Froes, an immigration judge in Chelmsford, Mass., in February blocked the deportation of Mohsen Mahdawi, a Palestinian student—and green card holder—at Columbia University and a leader of the campus protests during the Israel-Gaza war. Froes determined that the Department of Homeland Security had not proved its case that Mahdawi—who had been freed from federal custody last April—could be legally deported from the U.S.

Öztürk and Mahdawi were two of the most vocal and visible international students detained in the wake of the pro-Palestinian campus protests of 2024. Their arrests prompted widespread outrage among free speech advocates.

Both Patel and Froes were appointed during the Biden administration.
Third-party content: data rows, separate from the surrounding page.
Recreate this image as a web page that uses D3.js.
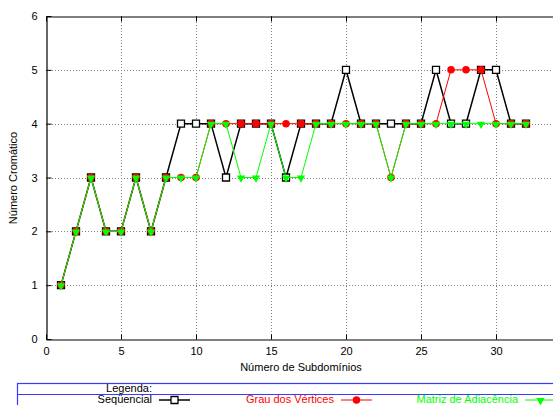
<!DOCTYPE html>
<html><head><meta charset="utf-8">
<script src="https://cdn.jsdelivr.net/npm/d3@7"></script>
<style>body{margin:0;background:#fff;}svg{display:block;font-family:"Liberation Sans",Arial,Helvetica,sans-serif;}</style>
</head><body>
<script>
const subdominios = [1,2,3,4,5,6,7,8,9,10,11,12,13,14,15,16,17,18,19,20,21,22,23,24,25,26,27,28,29,30,31,32];
const sequencial = [1,2,3,2,2,3,2,3,4,4,4,3,4,4,4,3,4,4,4,5,4,4,4,4,4,5,4,4,5,5,4,4];
const grauVertices = [1,2,3,2,2,3,2,3,3,3,4,4,4,4,4,4,4,4,4,4,4,4,3,4,4,4,5,5,5,4,4,4];
const matrizAdiacencia = [1,2,3,2,2,3,2,3,3,3,4,4,3,3,4,3,3,4,4,4,4,4,3,4,4,4,4,4,4,4,4,4];
const xTicks = [0,5,10,15,20,25,30];
const yTicks = [0,1,2,3,4,5,6];
const seriesNames = ["Seqüencial","Grau dos Vértices","Matriz de Adiacência"];

const W = 553, H = 405;
const svg = d3.select("body").append("svg").attr("width", W).attr("height", H);
const x = d3.scaleLinear().domain([0, 34]).range([46, 556]);
const y = d3.scaleLinear().domain([0, 6]).range([339, 16]);

// grid
const g = svg.append("g");
g.selectAll(".gx").data(xTicks.filter(d => d > 0)).enter().append("line")
  .attr("x1", d => Math.round(x(d)) + 0.5).attr("x2", d => Math.round(x(d)) + 0.5)
  .attr("y1", y(6)).attr("y2", y(0))
  .attr("stroke", "#808080").attr("stroke-width", 1).attr("stroke-dasharray", "1,2");
g.selectAll(".gy").data(yTicks.filter(d => d > 0 && d < 6)).enter().append("line")
  .attr("y1", d => Math.round(y(d)) + 0.5).attr("y2", d => Math.round(y(d)) + 0.5)
  .attr("x1", x(0)).attr("x2", x(34))
  .attr("stroke", "#808080").attr("stroke-width", 1).attr("stroke-dasharray", "1,2");

// axes
const xAxisB = d3.axisBottom(x).tickValues(xTicks).tickSizeInner(-5).tickSizeOuter(0).tickPadding(8).tickFormat(d3.format("d"));
const xAxisT = d3.axisTop(x).tickValues(xTicks).tickSizeInner(-5).tickSizeOuter(0).tickFormat("");
const yAxisL = d3.axisLeft(y).tickValues(yTicks).tickSizeInner(-5).tickSizeOuter(0).tickPadding(9).tickFormat(d3.format("d"));
const ab = svg.append("g").attr("transform", "translate(0,339.5)").call(xAxisB);
const at = svg.append("g").attr("transform", "translate(0,16.5)").call(xAxisT);
const al = svg.append("g").attr("transform", "translate(46.5,0)").call(yAxisL);
[ab, at, al].forEach(a => {
  a.selectAll("path").attr("stroke", "#000").attr("stroke-width", 1.2);
  a.selectAll("line").attr("stroke", "#000");
  a.selectAll("text").attr("font-size", 11).attr("fill", "#000")
    .attr("font-family", '"Liberation Sans",Arial,sans-serif');
});

// axis labels
svg.append("text").attr("x", 301).attr("y", 371).attr("text-anchor", "middle")
  .attr("font-size", 11).text("Número de Subdomínios");
svg.append("text").attr("transform", "translate(17,178) rotate(-90)").attr("text-anchor", "middle")
  .attr("font-size", 11).text("Número Cromático");

const sym = {
  square: d3.symbol().type(d3.symbolSquare).size(49),
  circle: d3.symbol().type(d3.symbolCircle).size(44),
  tri: d3.symbol().type(d3.symbolTriangle).size(30)
};

function drawSeries(vals, color, lw, kind) {
  const data = subdominios.map((d, i) => [d, vals[i]]);
  const line = d3.line().x(d => x(d[0])).y(d => y(d[1]));
  svg.append("path").datum(data).attr("d", line).attr("fill", "none")
    .attr("stroke", color).attr("stroke-width", lw);
  const pts = svg.append("g").selectAll("path").data(data).enter().append("path");
  if (kind === "square") {
    pts.attr("d", sym.square()).attr("fill", "#fff").attr("stroke", "#000").attr("stroke-width", 1.3)
      .attr("transform", d => `translate(${x(d[0])},${y(d[1])})`);
  } else if (kind === "circle") {
    pts.attr("d", sym.circle()).attr("fill", color)
      .attr("transform", d => `translate(${x(d[0])},${y(d[1])})`);
  } else {
    pts.attr("d", sym.tri()).attr("fill", color)
      .attr("transform", d => `translate(${x(d[0])},${y(d[1]) + 0.5}) rotate(180)`);
  }
}
drawSeries(sequencial, "#000", 1.5, "square");
drawSeries(grauVertices, "#ff0000", 1, "circle");
drawSeries(matrizAdiacencia, "#00ff00", 1, "tri");

// legend
const lg = svg.append("g");
lg.append("rect").attr("x", 17.5).attr("y", 383.5).attr("width", 600).attr("height", 60)
  .attr("fill", "none").attr("stroke", "#3a3aff").attr("stroke-width", 1.2);
lg.append("line").attr("x1", 17.5).attr("x2", 600).attr("y1", 394.5).attr("y2", 394.5)
  .attr("stroke", "#3a3aff").attr("stroke-width", 1.2);
lg.append("text").attr("x", 152).attr("y", 392).attr("text-anchor", "end").attr("font-size", 11).text("Legenda:");
const legCols = [
  {name: seriesNames[0], tx: 152, color: "#000", tc: "#000", kind: "square", lw: 1.5},
  {name: seriesNames[1], tx: 334, color: "#ff0000", tc: "#ff0000", kind: "circle", lw: 1},
  {name: seriesNames[2], tx: 518, color: "#00ff00", tc: "#00ff00", kind: "tri", lw: 1}
];
const ly = 400;
legCols.forEach(c => {
  lg.append("text").attr("x", c.tx).attr("y", 402.5).attr("text-anchor", "end")
    .attr("font-size", 11).attr("fill", c.tc).text(c.name);
  lg.append("line").attr("x1", c.tx + 7).attr("x2", c.tx + 38).attr("y1", ly).attr("y2", ly)
    .attr("stroke", c.color).attr("stroke-width", c.lw);
  const mx = c.tx + 22.5;
  if (c.kind === "square") {
    lg.append("path").attr("d", sym.square()).attr("fill", "#fff").attr("stroke", "#000").attr("stroke-width", 1.3)
      .attr("transform", `translate(${mx},${ly})`);
  } else if (c.kind === "circle") {
    lg.append("path").attr("d", sym.circle()).attr("fill", c.color).attr("transform", `translate(${mx},${ly})`);
  } else {
    lg.append("path").attr("d", sym.tri()).attr("fill", c.color).attr("transform", `translate(${mx},${ly + 0.5}) rotate(180)`);
  }
});
</script>
</body></html>
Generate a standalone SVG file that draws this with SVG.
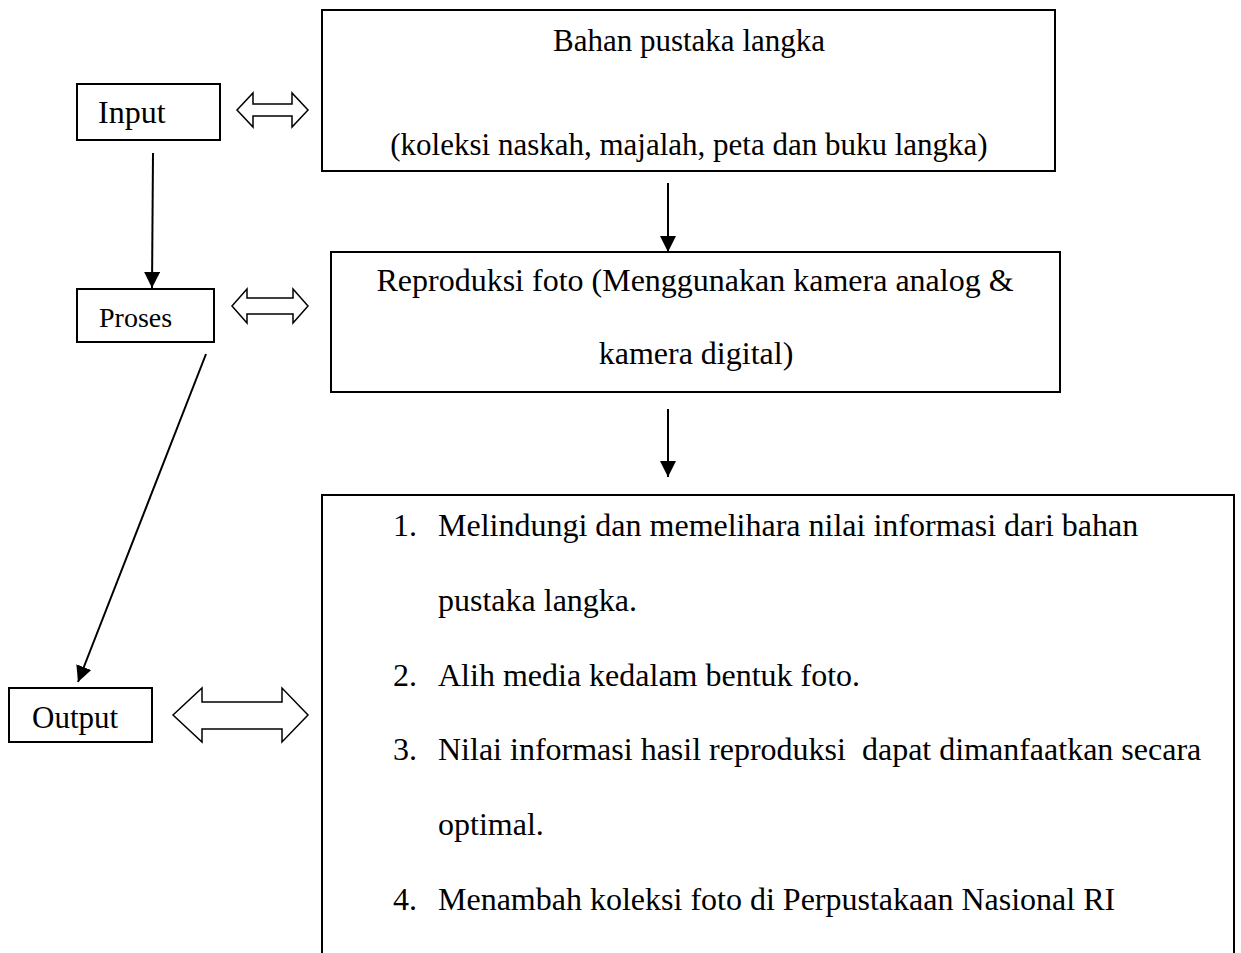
<svg xmlns="http://www.w3.org/2000/svg" width="1241" height="953" viewBox="0 0 1241 953">
<defs>
<style>
.box{fill:#fff;stroke:#000;stroke-width:2}
.t{font-family:"Liberation Serif","Times New Roman",serif;font-size:32px;fill:#000}
.s31{font-size:31px}
.s28{font-size:28px}
.c{text-anchor:middle}
.ln{stroke:#000;stroke-width:2;fill:none}
.dbl{fill:#fff;stroke:#000;stroke-width:1.5;stroke-linejoin:miter}
</style>
<marker id="ah" markerUnits="userSpaceOnUse" markerWidth="16" markerHeight="16" viewBox="0 0 16 16" refX="16" refY="8" orient="auto">
<path d="M0,0 L16,8 L0,16 Z" fill="#000"/>
</marker>
</defs>
<rect width="1241" height="953" fill="#fff"/>

<g id="input">
<rect class="box" x="77" y="84" width="143" height="56"/>
<text class="t" x="98" y="123">Input</text>
</g>
<g id="proses">
<rect class="box" x="77" y="289" width="137" height="53"/>
<text class="t s28" x="99" y="327">Proses</text>
</g>
<g id="output">
<rect class="box" x="9" y="688" width="143" height="54"/>
<text class="t s31" x="32" y="728">Output</text>
</g>
<g id="bahan">
<rect class="box" x="322" y="10" width="733" height="161"/>
<text class="t s31 c" x="689" y="51">Bahan pustaka langka</text>
<text class="t s31 c" x="689" y="155">(koleksi naskah, majalah, peta dan buku langka)</text>
</g>
<g id="reproduksi">
<rect class="box" x="331" y="252" width="729" height="140"/>
<text class="t c" x="695" y="291">Reproduksi foto (Menggunakan kamera analog &amp;</text>
<text class="t c" x="696" y="364">kamera digital)</text>
</g>
<g id="hasil">
<path class="box" d="M322,960 V495 H1234 V960"/>
<text class="t" x="393" y="536">1.</text>
<text class="t" x="438" y="536">Melindungi dan memelihara nilai informasi dari bahan</text>
<text class="t" x="438" y="611">pustaka langka.</text>
<text class="t" x="393" y="686">2.</text>
<text class="t" x="438" y="686">Alih media kedalam bentuk foto.</text>
<text class="t" x="393" y="760">3.</text>
<text class="t" x="438" y="760" xml:space="preserve">Nilai informasi hasil reproduksi  dapat dimanfaatkan secara</text>
<text class="t" x="438" y="835">optimal.</text>
<text class="t" x="393" y="910">4.</text>
<text class="t" x="438" y="910">Menambah koleksi foto di Perpustakaan Nasional RI</text>
</g>

<g id="connectors">
<line class="ln" x1="153" y1="153" x2="152" y2="288" marker-end="url(#ah)"/>
<line class="ln" x1="206" y1="354" x2="78" y2="682" marker-end="url(#ah)"/>
<line class="ln" x1="668" y1="183" x2="668" y2="252" marker-end="url(#ah)"/>
<line class="ln" x1="668" y1="409" x2="668" y2="477" marker-end="url(#ah)"/>
<path class="dbl" d="M237,110 L253,93 V104 H292 V93 L308,110 L292,127 V116 H253 V127 Z"/>
<path class="dbl" d="M232,306 L247,289 V298 H293 V289 L308,306 L293,323 V314 H247 V323 Z"/>
<path class="dbl" d="M173,715 L202,688 V702 H282 V688 L308,715 L282,742 V729 H202 V742 Z"/>
</g>
</svg>
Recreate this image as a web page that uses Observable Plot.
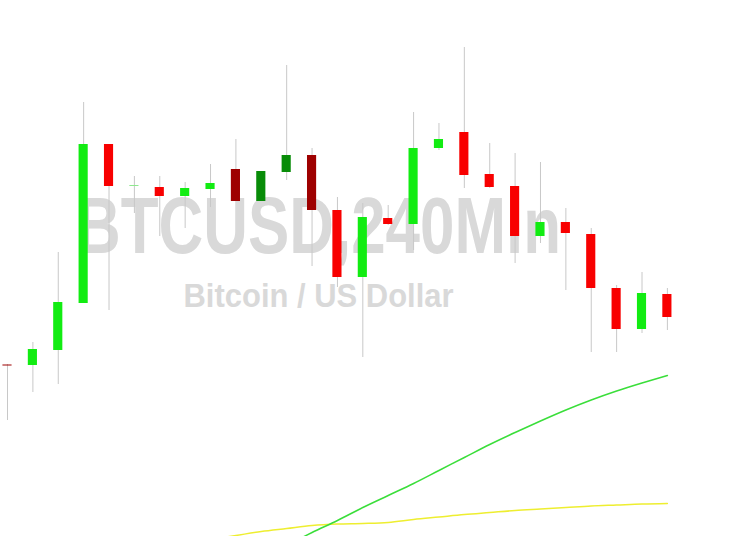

And according to a New York Times analysis, both granted asylum more frequently than other judges: Patel in 41.5 percent of cases and Froes in 33 percent of cases, compared to 18 percent over all.

Froes told the Times she was not surprised by her dismissal.

“I fully expected it,” she said, given how many other judges the Trump administration has fired.

She also said she didn’t realize how renowned Mahdawi’s case was.

“You have so many people coming before you,” she said. “You don’t go google people’s names. That’s not how it works. You look at the record.”